The Russians are Cutting! The Russians are Cutting!

As long as we're looking for Russians hacking the Internet, let's worry about them physically attacking it, too, my severing the cross-Atlantic links:

US Navy officials have warned for years that it would be devastating if Russia, which has been repeatedly caught snooping near the cables, were to attack them. The UK’s most senior military officer said in December that it would “immediately and potentially catastrophically” impact the economy were Russia to fault the lines. NATO is now planning to resurrect a Cold War-era command post in part to monitor Russian cable activity in the North Atlantic.

Of course, they say it is hard to cut all the cables and would "only" affect communications off the North American continent. Gosh, is that all?

It was only 11 years ago that my worries about the Internet being physically attacked were met with confidence about how robust the Internet is. Now we worry Russia might figure it out.

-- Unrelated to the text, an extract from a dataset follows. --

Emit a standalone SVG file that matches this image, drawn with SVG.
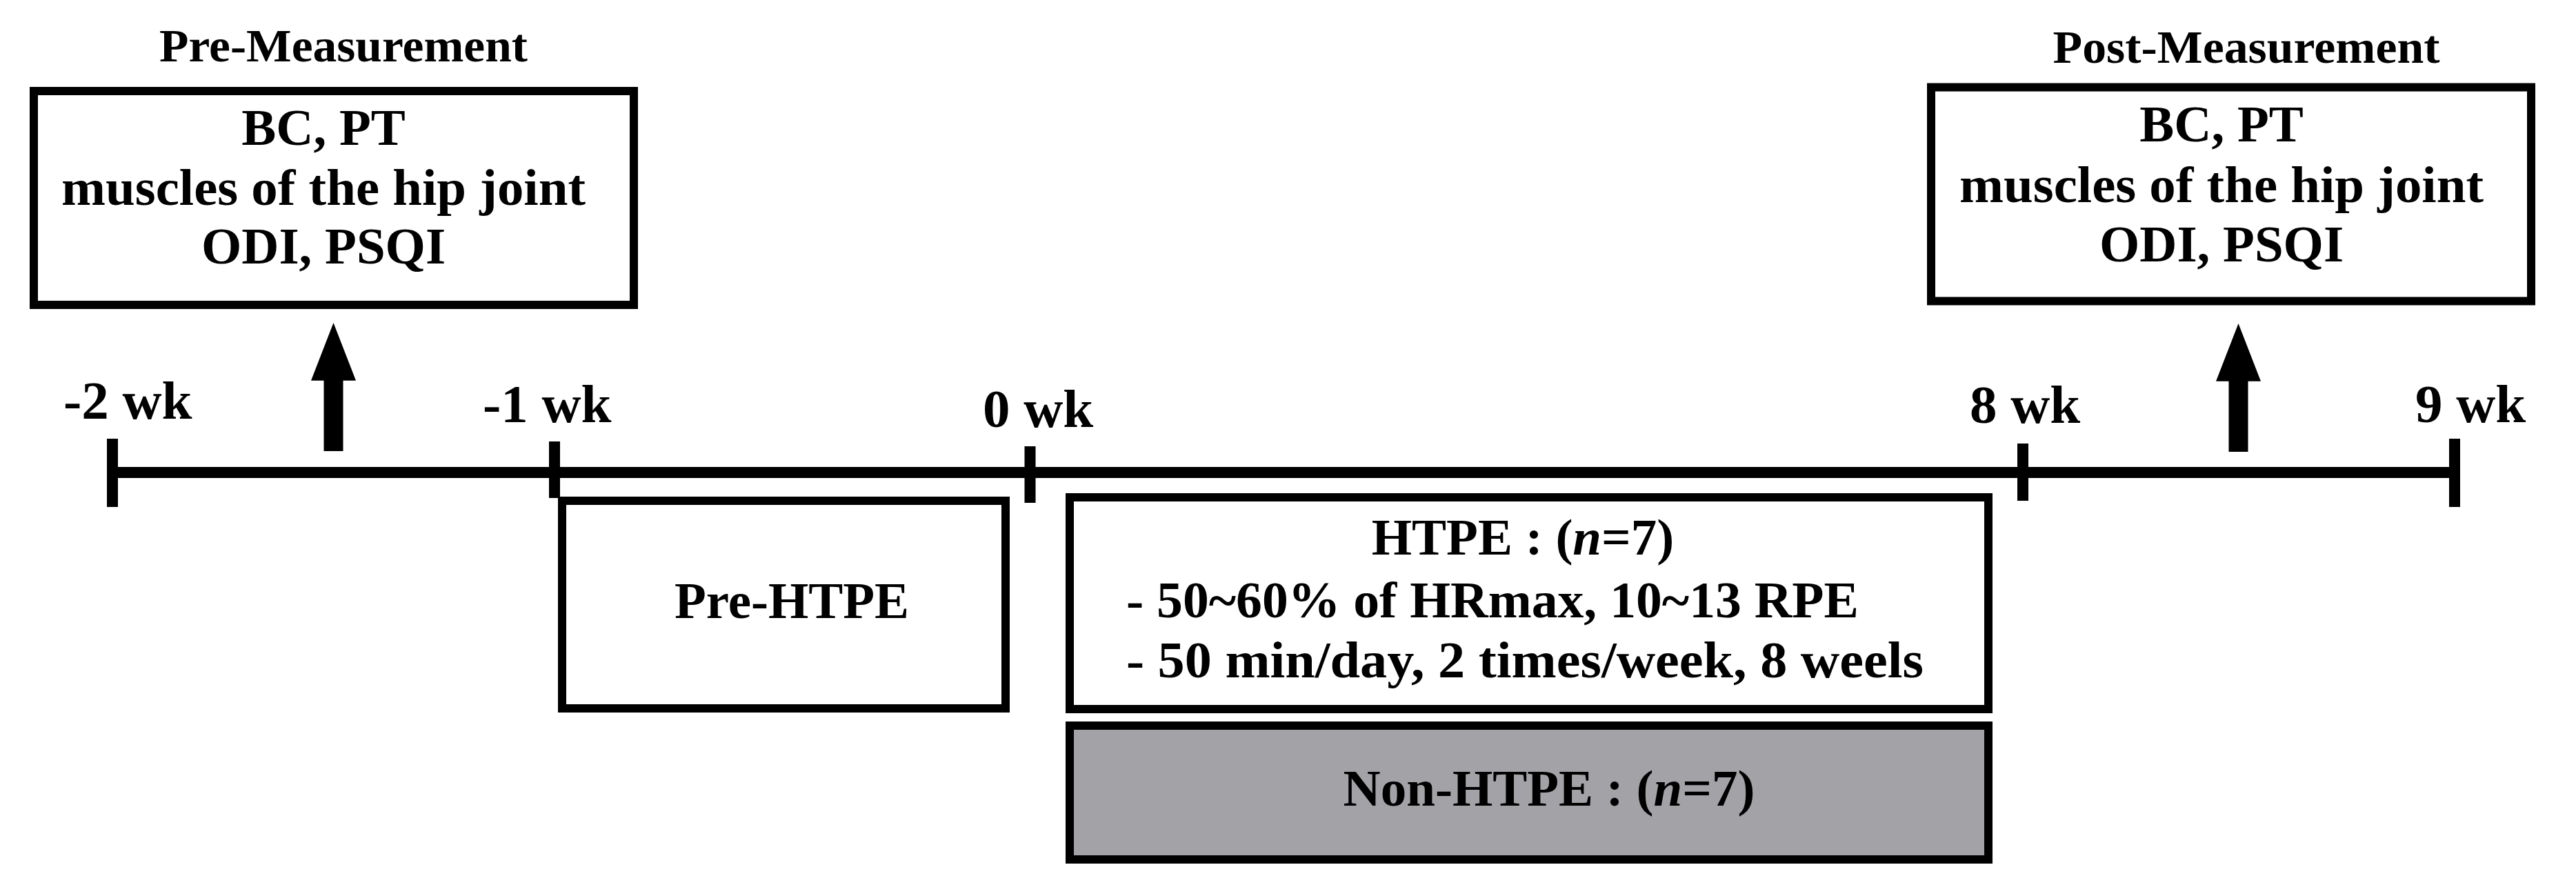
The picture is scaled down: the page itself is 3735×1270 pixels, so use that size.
<svg xmlns="http://www.w3.org/2000/svg" width="3735" height="1270" viewBox="0 0 3735 1270">
  <style>
    text { font-family: "Liberation Serif", "Times New Roman", serif; font-weight: bold; fill: #000; }
    .title { font-size: 68px; text-anchor: middle; }
    .body { font-size: 75px; }
    .mid { text-anchor: middle; }
    .wk { font-size: 79px; }
    .box { fill: #ffffff; stroke: #000; stroke-width: 12; }
    .grey { fill: #a3a2a7; stroke: #000; stroke-width: 12; }
    .tick { stroke: #000; stroke-width: 16; fill: none; }
    .axis { stroke: #000; stroke-width: 16; fill: none; }
    .arrow { fill: #000; stroke: none; }
  </style>
  <defs>
    <path id="uparrow" class="arrow" d="M-14,186 V83.7 H-32.5 L0,0 L32.5,83.7 H14 V186 Z"/>
  </defs>
  <rect width="3735" height="1270" fill="#ffffff"/>

  <g id="pre-measurement">
    <text class="title" x="498" y="89" textLength="534" lengthAdjust="spacingAndGlyphs">Pre-Measurement</text>
    <rect class="box" x="49" y="132" width="870" height="310"/>
    <text class="body mid" x="469" y="210">BC, PT</text>
    <text class="body mid" x="469" y="297" textLength="760" lengthAdjust="spacingAndGlyphs">muscles of the hip joint</text>
    <text class="body mid" x="469" y="382">ODI, PSQI</text>
  </g>

  <g id="post-measurement">
    <text class="title" x="3257" y="91" textLength="561" lengthAdjust="spacingAndGlyphs">Post-Measurement</text>
    <rect class="box" x="2800" y="126.5" width="870" height="310"/>
    <text class="body mid" x="3221" y="205">BC, PT</text>
    <text class="body mid" x="3221" y="293" textLength="760" lengthAdjust="spacingAndGlyphs">muscles of the hip joint</text>
    <text class="body mid" x="3221" y="379">ODI, PSQI</text>
  </g>

  <g id="pre-htpe">
    <rect class="box" x="815" y="726" width="643" height="301"/>
    <text class="body mid" x="1148" y="896">Pre-HTPE</text>
  </g>

  <g id="htpe">
    <rect class="box" x="1551" y="721" width="1332" height="307"/>
    <text class="body mid" x="2208" y="804">HTPE : (<tspan font-style="italic">n</tspan>=7)</text>
    <text class="body" x="1633" y="895" textLength="1062" lengthAdjust="spacingAndGlyphs">- 50~60% of HRmax, 10~13 RPE</text>
    <text class="body" x="1633" y="982" textLength="1156" lengthAdjust="spacingAndGlyphs">- 50 min/day, 2 times/week, 8 weels</text>
  </g>

  <g id="non-htpe">
    <rect class="grey" x="1551" y="1052" width="1332" height="194"/>
    <text class="body mid" x="2246" y="1168">Non-HTPE : (<tspan font-style="italic">n</tspan>=7)</text>
  </g>

  <g id="week-labels">
    <text class="wk" x="92" y="607">-2 wk</text>
    <text class="wk" x="700" y="612">-1 wk</text>
    <text class="wk" x="1425" y="619">0 wk</text>
    <text class="wk" x="2856" y="613">8 wk</text>
    <text class="wk" x="3502" y="612">9 wk</text>
  </g>

  <g id="connectors">
    <line class="axis" x1="155" y1="685" x2="3567" y2="685"/>
    <line class="tick" x1="163" y1="636" x2="163" y2="735"/>
    <line class="tick" x1="804" y1="640" x2="804" y2="722"/>
    <line class="tick" x1="1493.5" y1="647" x2="1493.5" y2="729"/>
    <line class="tick" x1="2933" y1="643" x2="2933" y2="726"/>
    <line class="tick" x1="3559" y1="636" x2="3559" y2="735"/>
    <use href="#uparrow" transform="translate(483.5,468)"/>
    <use href="#uparrow" transform="translate(3245.5,469)"/>
  </g>
</svg>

And I'll note what I noted back then about the presumed redundancies of the Internet, and I assume it is even worse now:

I still recall reading an article in pre-blog days that our Internet infrastructure is different than the original defense-related web. I read that we have concentrated nodes in single buildings for ease of maintenance and environmental control. So nodes that in the past would be scattered are now concentrated. Then, if a node broke down from an attack, traffic would reroute through another node a hundred miles away. Today, if a node breaks down on its own from a simple non-hostile fault, one ten feet away in the same bulding may be the one that takes over. That's no problem in peacetime. But if the building is destroyed, a lot of backups will go down, too.

Of course, my memory could be faulty. Or the situation could have gotten better since I read that article.

I hope that more than a decade of growth in the Internet has made it more resilient just from size. But I don't assume that is the case.